====== DATASET EXCERPT ======

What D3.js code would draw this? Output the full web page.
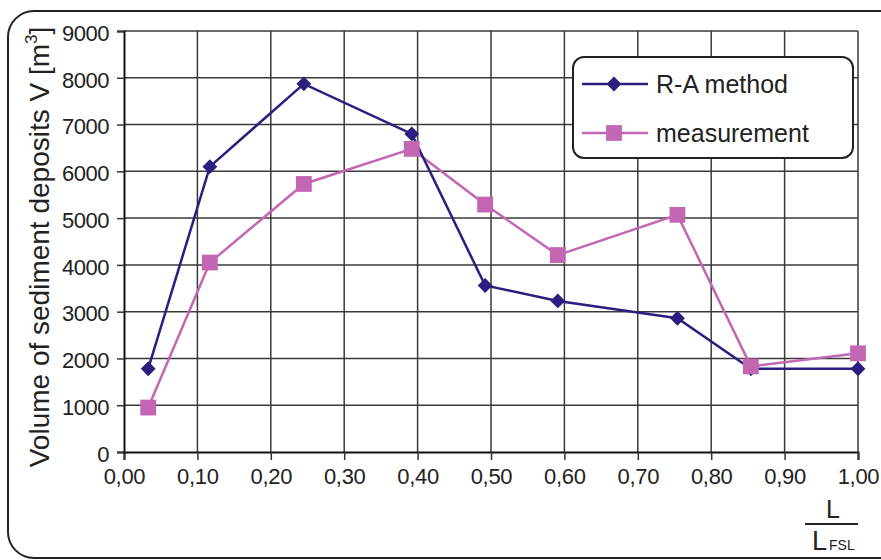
<!DOCTYPE html>
<html>
<head>
<meta charset="utf-8">
<script src="https://cdn.jsdelivr.net/npm/d3@7"></script>
<style>
  body { margin: 0; background: #fff; }
  svg { display: block; font-family: "Liberation Sans", Arial, sans-serif; }
</style>
</head>
<body>
<svg id="chart" width="881" height="560"></svg>
<script>
// data
const xRA   = [0.033, 0.117, 0.245, 0.392, 0.492, 0.591, 0.754, 0.854, 1.0];
const yRA   = [1780, 6100, 7870, 6800, 3560, 3230, 2860, 1780, 1780];
const xMeas = [0.033, 0.117, 0.245, 0.392, 0.492, 0.591, 0.754, 0.854, 1.0];
const yMeas = [950, 4050, 5730, 6480, 5290, 4210, 5070, 1830, 2110];
const xTicks = [0, 0.1, 0.2, 0.3, 0.4, 0.5, 0.6, 0.7, 0.8, 0.9, 1.0];
const yTicks = [0, 1000, 2000, 3000, 4000, 5000, 6000, 7000, 8000, 9000];
const seriesNames = ["R-A method", "measurement"];

const colRA = "#2a1f7e";
const colMeas = "#c366b3";

const svg = d3.select("#chart");

// outer rounded frame
svg.append("rect")
  .attr("x", 8).attr("y", 11)
  .attr("width", 900).attr("height", 547)
  .attr("rx", 26)
  .attr("fill", "none")
  .attr("stroke", "#222")
  .attr("stroke-width", 2);

const mLeft = 124, mRight = 858, mTop = 31, mBottom = 452;

const x = d3.scaleLinear().domain([0, 1]).range([mLeft, mRight]);
const y = d3.scaleLinear().domain([0, 9000]).range([mBottom, mTop]);

// grid
svg.append("g").selectAll("line")
  .data(xTicks.slice(1))
  .join("line")
  .attr("x1", d => x(d)).attr("x2", d => x(d))
  .attr("y1", mTop).attr("y2", mBottom)
  .attr("stroke", "#3a3a3a").attr("stroke-width", 1.5);

svg.append("g").selectAll("line")
  .data(yTicks.slice(1))
  .join("line")
  .attr("x1", mLeft).attr("x2", mRight)
  .attr("y1", d => y(d)).attr("y2", d => y(d))
  .attr("stroke", "#3a3a3a").attr("stroke-width", 1.5);

// axes
const fmt = d => d3.format(".2f")(d).replace(".", ",");

const xAxis = svg.append("g")
  .attr("transform", `translate(0,${mBottom})`)
  .call(d3.axisBottom(x).tickValues(xTicks).tickFormat(fmt).tickSize(8).tickPadding(8));
const yAxis = svg.append("g")
  .attr("transform", `translate(${mLeft},0)`)
  .call(d3.axisLeft(y).tickValues(yTicks).tickFormat(d3.format("d")).tickSize(7).tickPadding(8));

[xAxis, yAxis].forEach(a => {
  a.select(".domain").attr("stroke", "#111").attr("stroke-width", 2);
  a.selectAll(".tick line").attr("stroke", "#333").attr("stroke-width", 1.5);
  a.selectAll("text")
    .attr("font-family", "Liberation Sans, Arial, sans-serif")
    .attr("font-size", 22)
    .attr("fill", "#222");
});
yAxis.selectAll("text").attr("dy", "0.42em").attr("letter-spacing", -0.5);
xAxis.selectAll("text").attr("letter-spacing", -0.3);

// y title
const yt = svg.append("text")
  .attr("transform", `translate(49,247) rotate(-90)`)
  .attr("text-anchor", "middle")
  .attr("font-size", 28)
  .attr("fill", "#222");
yt.append("tspan").text("Volume of sediment deposits V [m");
yt.append("tspan").attr("font-size", 17).attr("dy", -12).text("3");
yt.append("tspan").attr("dy", 12).text("]");

// x title as fraction
svg.append("text")
  .attr("x", 833).attr("y", 518)
  .attr("text-anchor", "middle")
  .attr("font-size", 25).attr("fill", "#222")
  .text("L");
svg.append("line")
  .attr("x1", 805).attr("x2", 858)
  .attr("y1", 524).attr("y2", 524)
  .attr("stroke", "#222").attr("stroke-width", 2);
const den = svg.append("text")
  .attr("x", 812).attr("y", 550)
  .attr("font-size", 27).attr("fill", "#222");
den.append("tspan").text("L");
den.append("tspan").attr("font-size", 14).attr("dx", 2).text("FSL");

// lines
const line = d3.line().x(d => x(d[0])).y(d => y(d[1]));
const raPts = xRA.map((v, i) => [v, yRA[i]]);
const measPts = xMeas.map((v, i) => [v, yMeas[i]]);

svg.append("path").datum(measPts)
  .attr("d", line).attr("fill", "none")
  .attr("stroke", colMeas).attr("stroke-width", 2.5);
svg.append("path").datum(raPts)
  .attr("d", line).attr("fill", "none")
  .attr("stroke", colRA).attr("stroke-width", 2.5);

const diamond = d3.symbol().type(d3.symbolDiamond2).size(140);
const square = d3.symbol().type(d3.symbolSquare).size(250);

svg.append("g").selectAll("path")
  .data(raPts)
  .join("path")
  .attr("d", diamond)
  .attr("transform", d => `translate(${x(d[0])},${y(d[1])})`)
  .attr("fill", colRA);

svg.append("g").selectAll("path")
  .data(measPts)
  .join("path")
  .attr("d", square)
  .attr("transform", d => `translate(${x(d[0])},${y(d[1])})`)
  .attr("fill", colMeas);

// legend
const lg = svg.append("g");
lg.append("rect")
  .attr("x", 573).attr("y", 57)
  .attr("width", 280).attr("height", 101)
  .attr("rx", 11)
  .attr("fill", "#fff")
  .attr("stroke", "#222").attr("stroke-width", 2);

const legendRows = [
  { name: seriesNames[0], color: colRA, sym: diamond, yy: 84 },
  { name: seriesNames[1], color: colMeas, sym: square, yy: 133 }
];
legendRows.forEach(r => {
  lg.append("line")
    .attr("x1", 582).attr("x2", 648)
    .attr("y1", r.yy).attr("y2", r.yy)
    .attr("stroke", r.color).attr("stroke-width", 2.5);
  lg.append("path")
    .attr("d", r.sym)
    .attr("transform", `translate(614,${r.yy})`)
    .attr("fill", r.color);
  lg.append("text")
    .attr("x", 656).attr("y", r.yy + 9)
    .attr("font-size", 25).attr("fill", "#222")
    .text(r.name);
});
</script>
</body>
</html>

======

Pictures excluded, repeat exactly the lines from the top of the material through the line with "const fmt = d", including both of those lines.

__WRITTEN RESPONSE__:
What D3.js code would draw this? Output the full web page.
<!DOCTYPE html>
<html>
<head>
<meta charset="utf-8">
<script src="https://cdn.jsdelivr.net/npm/d3@7"></script>
<style>
  body { margin: 0; background: #fff; }
  svg { display: block; font-family: "Liberation Sans", Arial, sans-serif; }
</style>
</head>
<body>
<svg id="chart" width="881" height="560"></svg>
<script>
// data
const xRA   = [0.033, 0.117, 0.245, 0.392, 0.492, 0.591, 0.754, 0.854, 1.0];
const yRA   = [1780, 6100, 7870, 6800, 3560, 3230, 2860, 1780, 1780];
const xMeas = [0.033, 0.117, 0.245, 0.392, 0.492, 0.591, 0.754, 0.854, 1.0];
const yMeas = [950, 4050, 5730, 6480, 5290, 4210, 5070, 1830, 2110];
const xTicks = [0, 0.1, 0.2, 0.3, 0.4, 0.5, 0.6, 0.7, 0.8, 0.9, 1.0];
const yTicks = [0, 1000, 2000, 3000, 4000, 5000, 6000, 7000, 8000, 9000];
const seriesNames = ["R-A method", "measurement"];

const colRA = "#2a1f7e";
const colMeas = "#c366b3";

const svg = d3.select("#chart");

// outer rounded frame
svg.append("rect")
  .attr("x", 8).attr("y", 11)
  .attr("width", 900).attr("height", 547)
  .attr("rx", 26)
  .attr("fill", "none")
  .attr("stroke", "#222")
  .attr("stroke-width", 2);

const mLeft = 124, mRight = 858, mTop = 31, mBottom = 452;

const x = d3.scaleLinear().domain([0, 1]).range([mLeft, mRight]);
const y = d3.scaleLinear().domain([0, 9000]).range([mBottom, mTop]);

// grid
svg.append("g").selectAll("line")
  .data(xTicks.slice(1))
  .join("line")
  .attr("x1", d => x(d)).attr("x2", d => x(d))
  .attr("y1", mTop).attr("y2", mBottom)
  .attr("stroke", "#3a3a3a").attr("stroke-width", 1.5);

svg.append("g").selectAll("line")
  .data(yTicks.slice(1))
  .join("line")
  .attr("x1", mLeft).attr("x2", mRight)
  .attr("y1", d => y(d)).attr("y2", d => y(d))
  .attr("stroke", "#3a3a3a").attr("stroke-width", 1.5);

// axes
const fmt = d => d3.format(".2f")(d).replace(".", ",");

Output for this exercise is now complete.